Now, if your income goes up, you’ll have the potential to gain more assets, but you also have the ability to pay down your debt much faster (and you’ll also see your IDR payment rise anyway).
Remember – the government only offers these repayment plans because they are betting on you NOT getting forgiveness. They see the statistics and know that most people will see their incomes rise of 20 or 25 years, and they’ll get the majority (or all) of their debt paid off before forgiveness.
As for marriage – if you do get married, you may want to file separately for the year you expect to get a 1099-C so that your assets are just yours. You might also look at this: https://thecollegeinvestor.com/17807/the-math-behind-married-filing-separately-for-ibr-or-paye/
Zach says
My current payment on IDR is $0 month on $82,000 principle and 12,000 unpaid interest. Interest is still accruing and I have 22 more years before it’s forgiven. To just simply break even in interest at this point I’d have to pay $450/month.
In 22 years I’ll owe way more than I do now because of the accruing interest. I am in a profession that I will never make a lot of money. I’m wondering if I should even try to make the interest only payments at this point or just let it go and accrue.
Robert Farrington says
You definitely shouldn’t pay more.
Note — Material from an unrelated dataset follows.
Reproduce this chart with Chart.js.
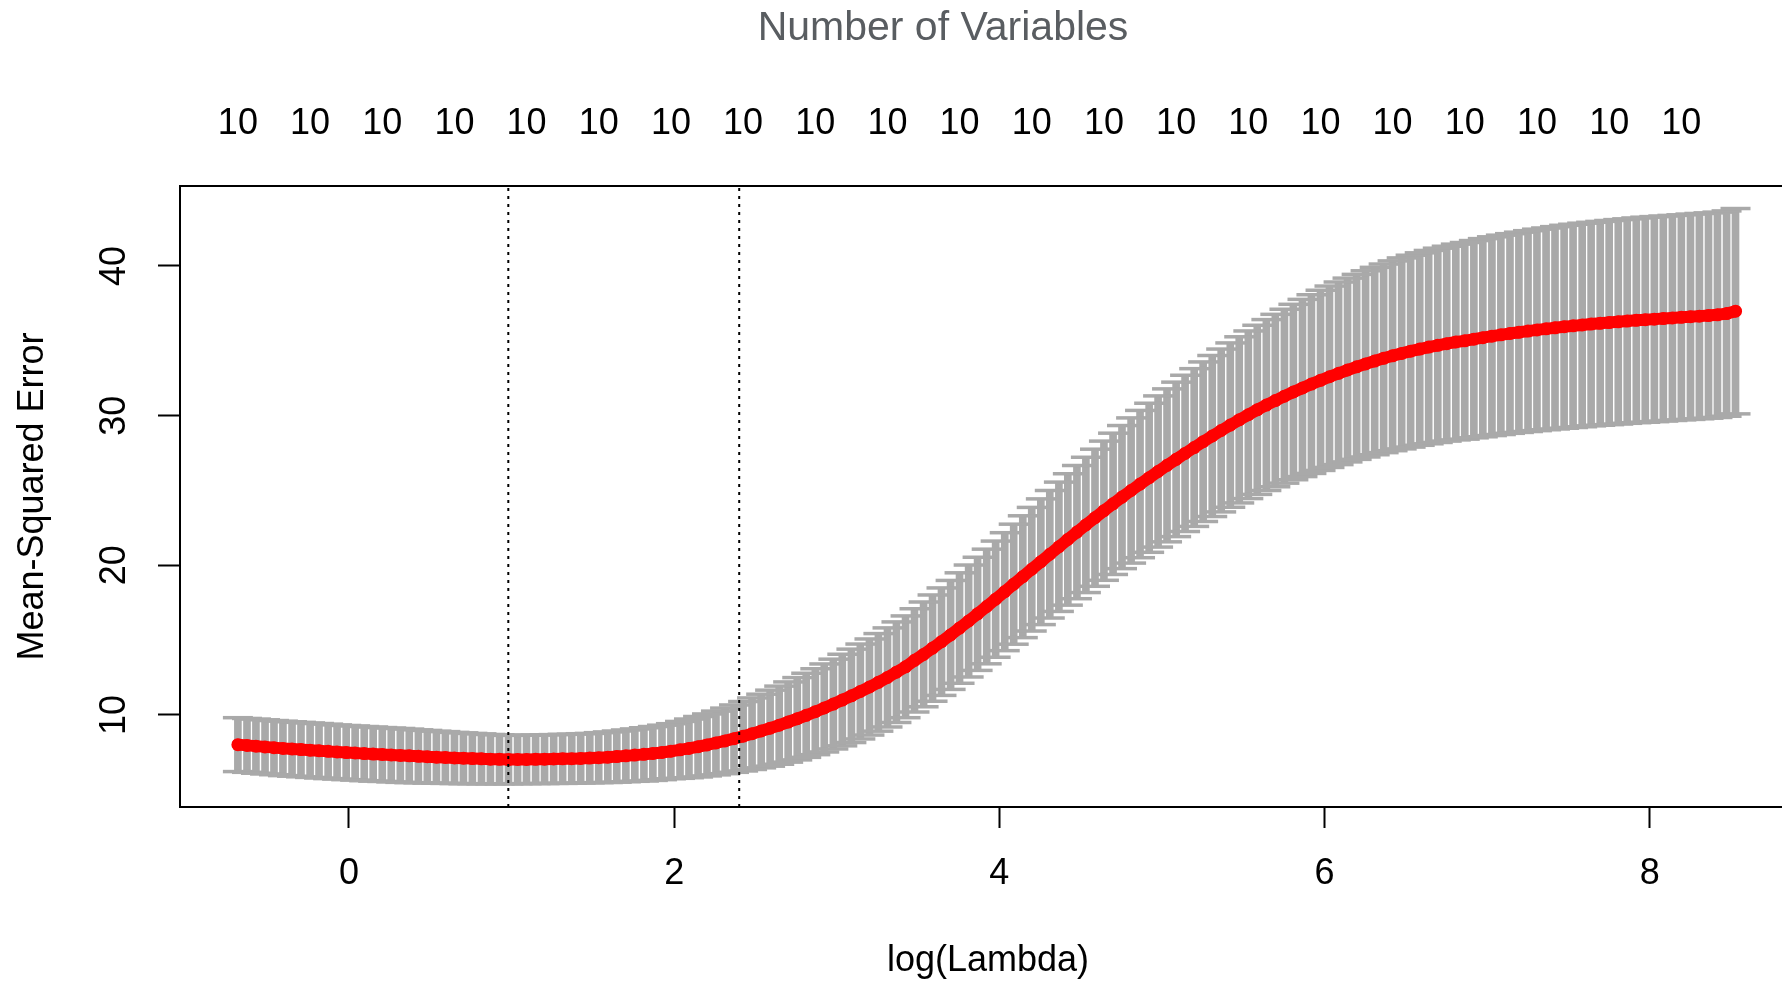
<!DOCTYPE html>
<html>
<head>
<meta charset="utf-8">
<script src="https://cdn.jsdelivr.net/npm/chart.js@4.4.1/dist/chart.umd.min.js"></script>
<style>
  html, body { margin: 0; padding: 0; background: #ffffff; overflow: hidden; }
  #wrap { position: relative; width: 1796px; height: 983px; overflow: hidden; }
</style>
</head>
<body>
<div id="wrap"><canvas id="c" width="1796" height="983"></canvas></div>
<script>
// ---- data ----
const logLambda = [
  -0.683,-0.627,-0.572,-0.516,-0.461,-0.406,-0.350,-0.295,-0.239,-0.184,
  -0.128,-0.073,-0.017,0.038,0.094,0.149,0.205,0.260,0.316,0.371,
  0.427,0.482,0.538,0.593,0.649,0.704,0.759,0.815,0.870,0.926,
  0.981,1.037,1.092,1.148,1.203,1.259,1.314,1.370,1.425,1.481,
  1.536,1.592,1.647,1.703,1.758,1.814,1.869,1.925,1.980,2.036,
  2.091,2.147,2.202,2.257,2.313,2.368,2.424,2.479,2.535,2.590,
  2.646,2.701,2.757,2.812,2.868,2.923,2.979,3.034,3.090,3.145,
  3.201,3.256,3.312,3.367,3.423,3.478,3.534,3.589,3.644,3.700,
  3.755,3.811,3.866,3.922,3.977,4.033,4.088,4.144,4.199,4.255,
  4.310,4.366,4.421,4.477,4.532,4.588,4.643,4.699,4.754,4.810,
  4.865,4.921,4.976,5.031,5.087,5.142,5.198,5.253,5.309,5.364,
  5.420,5.475,5.531,5.586,5.642,5.697,5.753,5.808,5.864,5.919,
  5.975,6.030,6.086,6.141,6.197,6.252,6.308,6.363,6.418,6.474,
  6.529,6.585,6.640,6.696,6.751,6.807,6.862,6.918,6.973,7.029,
  7.084,7.140,7.195,7.251,7.306,7.362,7.417,7.473,7.528,7.584,
  7.639,7.695,7.750,7.806,7.861,7.917,7.972,8.028,8.083,8.139,
  8.194,8.250,8.305,8.361,8.416,8.472,8.527
];
const cvm = [
  8.02,7.97,7.92,7.87,7.82,7.77,7.73,7.69,7.65,7.61,
  7.57,7.53,7.49,7.46,7.42,7.39,7.36,7.33,7.30,7.27,
  7.24,7.21,7.18,7.16,7.13,7.11,7.09,7.07,7.05,7.04,
  7.02,7.03,7.03,7.04,7.05,7.06,7.07,7.08,7.10,7.12,
  7.15,7.18,7.22,7.27,7.32,7.37,7.43,7.50,7.58,7.67,
  7.77,7.88,8.00,8.13,8.27,8.42,8.58,8.75,8.93,9.12,
  9.32,9.53,9.75,9.98,10.22,10.47,10.73,11.00,11.28,11.57,
  11.87,12.18,12.51,12.86,13.22,13.65,14.05,14.47,14.90,15.35,
  15.81,16.28,16.76,17.25,17.74,18.24,18.74,19.24,19.74,20.24,
  20.74,21.24,21.73,22.22,22.70,23.18,23.65,24.11,24.56,25.00,
  25.43,25.85,26.27,26.68,27.08,27.48,27.87,28.26,28.64,29.01,
  29.37,29.72,30.06,30.39,30.71,31.01,31.30,31.58,31.85,32.11,
  32.36,32.60,32.83,33.05,33.26,33.46,33.65,33.83,34.00,34.16,
  34.31,34.45,34.58,34.70,34.81,34.92,35.00,35.11,35.21,35.31,
  35.40,35.49,35.57,35.65,35.73,35.80,35.87,35.94,36.00,36.06,
  36.12,36.17,36.22,36.27,36.32,36.37,36.41,36.45,36.49,36.53,
  36.57,36.61,36.65,36.69,36.74,36.82,36.98
];
const cvsd = [
  1.80,1.80,1.81,1.81,1.81,1.82,1.82,1.82,1.82,1.82,
  1.82,1.81,1.81,1.81,1.81,1.81,1.80,1.80,1.80,1.79,
  1.77,1.76,1.74,1.73,1.71,1.70,1.68,1.67,1.65,1.64,
  1.62,1.62,1.62,1.62,1.63,1.63,1.64,1.64,1.65,1.65,
  1.67,1.69,1.71,1.73,1.75,1.78,1.80,1.82,1.84,1.90,
  1.96,2.02,2.07,2.13,2.19,2.25,2.32,2.39,2.46,2.54,
  2.61,2.68,2.75,2.81,2.87,2.94,3.00,3.06,3.12,3.17,
  3.21,3.26,3.31,3.36,3.40,3.45,3.50,3.55,3.59,3.64,
  3.69,3.74,3.78,3.83,3.88,3.94,4.01,4.07,4.13,4.20,
  4.26,4.32,4.39,4.45,4.52,4.58,4.65,4.72,4.78,4.85,
  4.92,4.98,5.05,5.11,5.16,5.22,5.27,5.33,5.38,5.44,
  5.49,5.55,5.60,5.65,5.71,5.76,5.81,5.86,5.92,5.97,
  6.02,6.06,6.10,6.14,6.18,6.22,6.26,6.30,6.34,6.38,
  6.41,6.43,6.46,6.49,6.51,6.54,6.57,6.59,6.62,6.64,
  6.66,6.67,6.69,6.71,6.73,6.74,6.76,6.78,6.79,6.80,
  6.80,6.81,6.82,6.83,6.83,6.84,6.85,6.85,6.85,6.85,
  6.85,6.86,6.86,6.86,6.86,6.86,6.86
];
const nzero = [
  10,10,10,10,10,10,10,10,10,10, 10,10,10,10,10,10,10,10,10,10,
  10,10,10,10,10,10,10,10,10,10, 10,10,10,10,10,10,10,10,10,10,
  10,10,10,10,10,10,10,10,10,10, 10,10,10,10,10,10,10,10,10,10,
  10,10,10,10,10,10,10,10,10,10, 10,10,10,10,10,10,10,10,10,10,
  10,10,10,10,10,10,10,10,10,10, 10,10,10,10,10,10,10,10,10,10,
  10,10,10,10,10,10,10,10,10,10, 10,10,10,10,10,10,10,10,10,10,
  10,10,10,10,10,10,10,10,10,10, 10,10,10,10,10,10,10,10,10,10,
  10,10,10,10,10,10,10,10,10,10, 10,10,10,10,10,10,10,10,10,10,
  10,10,10,10,10,10,10
];
const xTickValues = [0, 2, 4, 6, 8];
const yTickValues = [10, 20, 30, 40];
const logLambdaMin = 0.98;
const logLambda1se = 2.40;
const topLabelEvery = 8;
const xLimits = [-1.039, 8.899];
const yLimits = [3.853, 45.345];
const chartTitle = 'Number of Variables';
const xTitle = 'log(Lambda)';
const yTitle = 'Mean-Squared Error';

// ---- styling ----
const FONT = '"Liberation Sans", Arial, Helvetica, sans-serif';
const GREY = '#A9A9A9';
Chart.defaults.font.family = FONT;
Chart.defaults.color = '#000000';

const topIdx = logLambda.map((_, i) => i).filter(i => i % topLabelEvery === 0);
const topTickVals = topIdx.map(i => logLambda[i]);
const topTickText = topIdx.map(i => String(nzero[i]));

const bars = logLambda.map((x, i) => ({ x: x, y: [cvm[i] - cvsd[i], cvm[i] + cvsd[i]] }));
const capsUp = logLambda.map((x, i) => ({ x: x, y: cvm[i] + cvsd[i] }));
const capsLo = logLambda.map((x, i) => ({ x: x, y: cvm[i] - cvsd[i] }));
const pts = logLambda.map((x, i) => ({ x: x, y: cvm[i] }));
const vline = v => [{ x: v, y: yLimits[0] }, { x: v, y: yLimits[1] }];

const titlePlugin = {
  id: 'topTitle',
  afterDraw(chart) {
    const ctx = chart.ctx;
    ctx.save();
    ctx.font = '41px ' + FONT;
    ctx.fillStyle = '#595d61';
    ctx.textAlign = 'center';
    ctx.textBaseline = 'alphabetic';
    ctx.fillText(chartTitle, 943, 40);
    ctx.restore();
  }
};

const tickFont = { family: FONT, size: 36, lineHeight: 1.2 };

new Chart(document.getElementById('c'), {
  type: 'bar',
  data: {
    datasets: [
      { type: 'bar', data: bars, backgroundColor: GREY, borderWidth: 0, barThickness: 7, order: 5 },
      { type: 'line', data: capsUp, showLine: false, pointStyle: 'line', pointRadius: 15,
        pointBorderWidth: 3.5, pointBorderColor: GREY, borderColor: GREY, order: 4 },
      { type: 'line', data: capsLo, showLine: false, pointStyle: 'line', pointRadius: 15,
        pointBorderWidth: 3.5, pointBorderColor: GREY, borderColor: GREY, order: 4 },
      { type: 'line', data: pts, showLine: true, borderWidth: 12, borderColor: '#FF0000',
        borderCapStyle: 'round', borderJoinStyle: 'round', tension: 0,
        pointStyle: 'circle', pointRadius: 6.5, pointBorderWidth: 0, pointBackgroundColor: '#FF0000', order: 2 },
      { type: 'line', data: vline(logLambdaMin), borderColor: '#000000', borderWidth: 2,
        borderDash: [3, 5], pointRadius: 0, order: 1 },
      { type: 'line', data: vline(logLambda1se), borderColor: '#000000', borderWidth: 2,
        borderDash: [3, 5], pointRadius: 0, order: 1 }
    ]
  },
  options: {
    responsive: false,
    devicePixelRatio: 1,
    animation: false,
    layout: { padding: 0, autoPadding: false },
    plugins: { legend: { display: false }, tooltip: { enabled: false }, title: { display: false } },
    scales: {
      x: {
        type: 'linear', position: 'bottom', min: xLimits[0], max: xLimits[1], offset: false,
        afterBuildTicks: s => { s.ticks = xTickValues.map(v => ({ value: v })); },
        afterFit: s => { s.height = 176; },
        ticks: { font: tickFont, color: '#000', padding: 24, autoSkip: false, maxRotation: 0, minRotation: 0,
                 callback: v => String(v) },
        grid: { display: true, offset: false, drawOnChartArea: false, drawTicks: true, tickLength: 21, tickWidth: 2,
                tickColor: '#000', color: '#000' },
        border: { display: true, color: '#000', width: 2 },
        title: { display: true, text: xTitle, color: '#000', font: tickFont, padding: { top: 0, bottom: 0 } }
      },
      x2: {
        type: 'linear', position: 'top', min: xLimits[0], max: xLimits[1], offset: false,
        afterBuildTicks: s => { s.ticks = topTickVals.map(v => ({ value: v })); },
        afterFit: s => { s.height = 186; },
        ticks: { font: tickFont, color: '#000', padding: 40, autoSkip: false, maxRotation: 0, minRotation: 0,
                 callback: (v, i) => topTickText[i] },
        grid: { display: false, offset: false, drawTicks: false, drawOnChartArea: false },
        border: { display: true, color: '#000', width: 2 }
      },
      y: {
        type: 'linear', position: 'left', min: yLimits[0], max: yLimits[1], beginAtZero: false,
        afterBuildTicks: s => { s.ticks = yTickValues.map(v => ({ value: v })); },
        afterFit: s => { s.width = 180; },
        ticks: { font: tickFont, color: '#000', padding: 23, minRotation: 90, maxRotation: 90,
                 crossAlign: 'center', autoSkip: false, callback: v => String(v) },
        grid: { display: true, offset: false, drawOnChartArea: false, drawTicks: true, tickLength: 22, tickWidth: 2,
                tickColor: '#000', color: '#000' },
        border: { display: true, color: '#000', width: 2 },
        title: { display: true, text: yTitle, color: '#000', font: tickFont, padding: { top: 11, bottom: 0 } }
      }
    }
  },
  plugins: [titlePlugin]
});
</script>
</body>
</html>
Pay what you can afford, save what you can.
Have you considered working in public service or for a non-profit? Then you can get Public Service Loan Forgiveness in just 10 years tax-free.
Zach says
I’ve considered that but I’m a pastor and I didn’t think pastors qualified for PSLF
Zach says
Also- you don’t think I should pay the $450 to keep the interest from accruing? My principle won’t go down at all.
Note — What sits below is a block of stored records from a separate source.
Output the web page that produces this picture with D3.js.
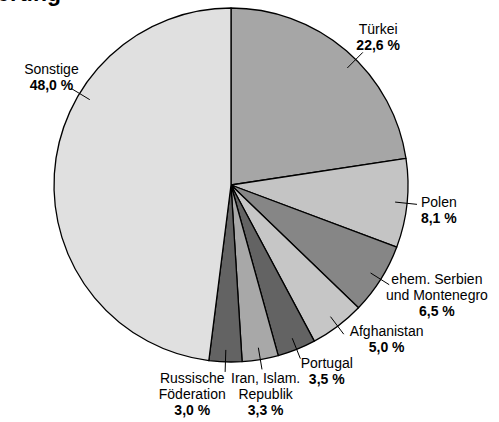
<!DOCTYPE html>
<html>
<head>
<meta charset="utf-8">
<script src="https://cdn.jsdelivr.net/npm/d3@7"></script>
<style>
  body { margin: 0; background: #fff; }
  text { font-family: "Liberation Sans", Arial, sans-serif; }
</style>
</head>
<body>
<svg id="chart" width="499" height="422"></svg>
<script>
// data
var categories = ["Türkei", "Polen", "ehem. Serbien\nund Montenegro", "Afghanistan",
                  "Portugal", "Iran, Islam.\nRepublik", "Russische\nFöderation", "Sonstige"];
var values = [22.6, 8.1, 6.5, 5.0, 3.5, 3.3, 3.0, 48.0];
var fills = ["#a6a6a6", "#c4c4c4", "#868686", "#c6c6c6", "#636363", "#a8a8a8", "#636363", "#e0e0e0"];

// label nudges from the default label spot (dx, dy) and whether the tick points at the label
var nudge = {
  "Türkei": [7, 20, true],
  "Polen": [-6, 8, false],
  "ehem. Serbien\nund Montenegro": [24, 0, false],
  "Afghanistan": [26, -13, false],
  "Portugal": [16, -9, false],
  "Iran, Islam.\nRepublik": [-1, 2, false],
  "Russische\nFöderation": [-32, -1, false],
  "Sonstige": [35, -90, true]
};

var svg = d3.select("#chart");
var cx = 231, cy = 185, r = 177;

var fmt = function(v) { return d3.format(".1f")(v).replace(".", ",") + " %"; };

var data = categories.map(function(c, i) { return { name: c, value: values[i], fill: fills[i] }; });

var pie = d3.pie().sort(null).value(function(d) { return d.value; });
var arc = d3.arc().innerRadius(0).outerRadius(r);
var arcs = pie(data);

// cut-off title at the very top
svg.append("text")
    .attr("x", 61)
    .attr("y", 0.5)
    .attr("text-anchor", "end")
    .style("font-size", "23px")
    .style("font-weight", "bold")
    .text("Ausländische Bevölkerung");

var g = svg.append("g").attr("transform", "translate(" + cx + "," + cy + ")");

g.selectAll("path.slice")
    .data(arcs)
  .enter().append("path")
    .attr("class", "slice")
    .attr("d", arc)
    .attr("fill", function(d) { return d.data.fill; })
    .attr("stroke", "#000")
    .attr("stroke-width", 1.3)
    .attr("stroke-linejoin", "round");

var labelR = 215;

arcs.forEach(function(d) {
  var mid = (d.startAngle + d.endAngle) / 2;
  var n = nudge[d.data.name];
  var lx = labelR * Math.sin(mid) + n[0];
  var ly = -labelR * Math.cos(mid) + n[1];

  // tick across the rim
  var a = n[2] ? Math.atan2(lx, -ly + 5) : mid;
  var r0 = r - 12, r1 = r + 10;
  g.append("line")
      .attr("x1", r0 * Math.sin(a)).attr("y1", -r0 * Math.cos(a))
      .attr("x2", r1 * Math.sin(a)).attr("y2", -r1 * Math.cos(a))
      .attr("stroke", "#000")
      .attr("stroke-width", 1);

  var lines = d.data.name.split("\n").map(function(t) { return { t: t, b: false }; });
  lines.push({ t: fmt(d.data.value), b: true });
  var lh = 16;
  var t = g.append("text")
      .attr("text-anchor", "middle")
      .style("font-size", "14px")
      .attr("fill", "#000");
  lines.forEach(function(l, i) {
    t.append("tspan")
        .attr("x", lx)
        .attr("y", ly + (i - (lines.length - 1) / 2) * lh)
        .style("font-weight", l.b ? "bold" : "normal")
        .text(l.t);
  });
});
</script>
</body>
</html>
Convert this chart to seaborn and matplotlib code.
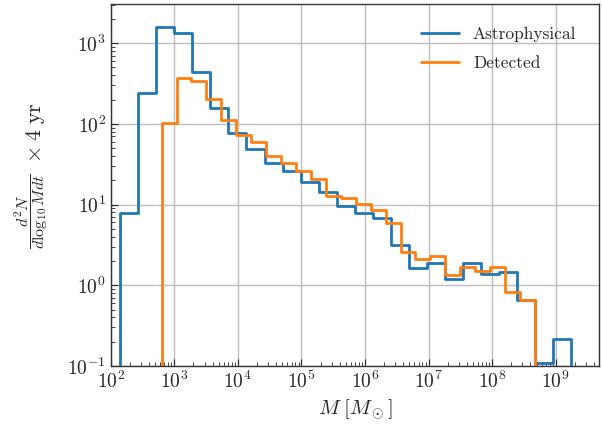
import numpy as np
import pandas as pd
import seaborn as sns
import matplotlib
matplotlib.use("Agg")
import matplotlib.pyplot as plt

# ------------------ data ------------------

# log10 of the first and last bin edge, 25 log-spaced bins each
astro_range = (2.15, 9.24)
det_range = (2.80, 8.674)
n_bins = 25

astro_counts = [7.9, 244, 1590, 1340, 441, 156, 76.5, 49.4, 32.5, 25.9,
                18.8, 14.2, 9.7, 7.9, 6.9, 3.19, 1.64, 1.91, 1.20, 1.89,
                1.36, 1.44, 0.65, 0.110, 0.218]
det_counts = [103, 367, 344, 206, 113, 73.6, 59, 39.7, 32.9, 26.2,
              21, 12.7, 12.0, 10.1, 8.6, 5.87, 2.56, 2.14, 2.31, 1.35,
              1.69, 1.51, 1.66, 0.83, 0.65]

labels = ["Astrophysical", "Detected"]
colors = ["#1f77b4", "#ff7f0e"]


def bins_and_centers(lims, n):
    edges = np.logspace(lims[0], lims[1], n + 1)
    centers = np.sqrt(edges[:-1] * edges[1:])
    # one empty bin each side so the step drops to the axis
    ratio = edges[1] / edges[0]
    padded = np.concatenate([[edges[0] / ratio], edges, [edges[-1] * ratio]])
    return padded.tolist(), centers


# ------------------ plot ------------------

sns.set_style("ticks")
plt.rcParams["font.family"] = "serif"
plt.rcParams["font.serif"] = ["cmr10"]
plt.rcParams["mathtext.fontset"] = "cm"
plt.rcParams["axes.formatter.use_mathtext"] = True

fig, ax = plt.subplots(figsize=(6.02, 4.24), dpi=100)
fig.subplots_adjust(left=0.184, right=0.995, bottom=0.137, top=0.99)

for counts, lims, lab, col in zip([astro_counts, det_counts],
                                  [astro_range, det_range], labels, colors):
    bins, centers = bins_and_centers(lims, n_bins)
    df = pd.DataFrame({"mass": centers, "count": counts})
    sns.histplot(data=df, x="mass", weights="count", bins=bins, element="step",
                 fill=False, color=col, linewidth=2, label=lab, ax=ax)

ax.set_xscale("log")
ax.set_yscale("log")
ax.set_xlim(1e2, 4.8e9)
ax.set_ylim(1e-1, 3.04e3)

ax.grid(True, which="major", color="#bdbdbd", linewidth=1)
ax.tick_params(which="both", direction="in", labelsize=14)
ax.tick_params(which="major", length=5)
ax.tick_params(which="minor", length=3)
for s in ax.spines.values():
    s.set_linewidth(1)
    s.set_color("#333333")

ax.set_xlabel(r"$M\;[M_\odot]$", fontsize=15)

# y label: displayed fraction plus the "x 4 yr" factor next to it
ax.set_ylabel(r"$\dfrac{d^2N}{d\log_{10}M dt}$", fontsize=11.5)
ax.yaxis.set_label_coords(-0.125, 0.428)
ax.text(-0.143, 0.645, r"$\times\;4\;\mathrm{yr}$", transform=ax.transAxes,
        rotation=90, rotation_mode="anchor", ha="center", va="baseline",
        fontsize=16)

ax.legend(loc="upper right", frameon=False, fontsize=12.5, labelspacing=0.8,
          handlelength=2.2, borderaxespad=0.9)

fig.savefig("out.png", dpi=100)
I guess the more it accrues the easier it’ll be for me to stay in IDR
Robert Farrington says
Correct, pastors don’t get PSLF. Also, you shouldn’t pay it unless you can easily afford it. Maximize your loan forgiveness. The higher the likelihood of insolvency and still being able to save a little something.
Andrew says
How would this work with a mortgage that has a balance on it? Is this also considered a liability ?
Robert Farrington says
Your mortgage is added to the liability column for calculating your insolvency.
Christine Om says
For the Pay As You Earn (PAYE) and IBR options of loan repayment is the loan forgiveness guaranteed if you make the 120 monthly payments or is it like the Public service option where you are eligible to apply for forgiveness at that point?
Robert Farrington says
PAYE and IBR have loan forgiveness that’s guaranteed at the end of the repayment plan – which is 20 or 25 years depending on the underlying loans. This is simply an aspect of the student loan repayment plan.
PSLF is 120 payments and has other requirements.
This may be helpful: 4 Types Of Student Loan Forgiveness With Respect To Taxes.
Charles says
I’m having trouble finding an answer to this question and your example above is the first one I’ve see that clearly shows what I’m curious about.
As the wording of the insolvency section in Publication 4681 states “don’t include a canceled debt in income to the extent that you were insolvent IMMEDIATELY BEFORE the cancellation” I believe I can count the forgiven debt itself as a liability? Other sites/examples have been unclear whether I can include that cancelled debt as a liability or I include only my other liabilities.
Any clarification on this?
Robert Farrington says
Yes, you take the snapshot of your assets/liabilities at the time of insolvency – which for this example of student loans, you would include that student loan balance on your liability sheet along with other debts (like credit cards, car loans, etc.).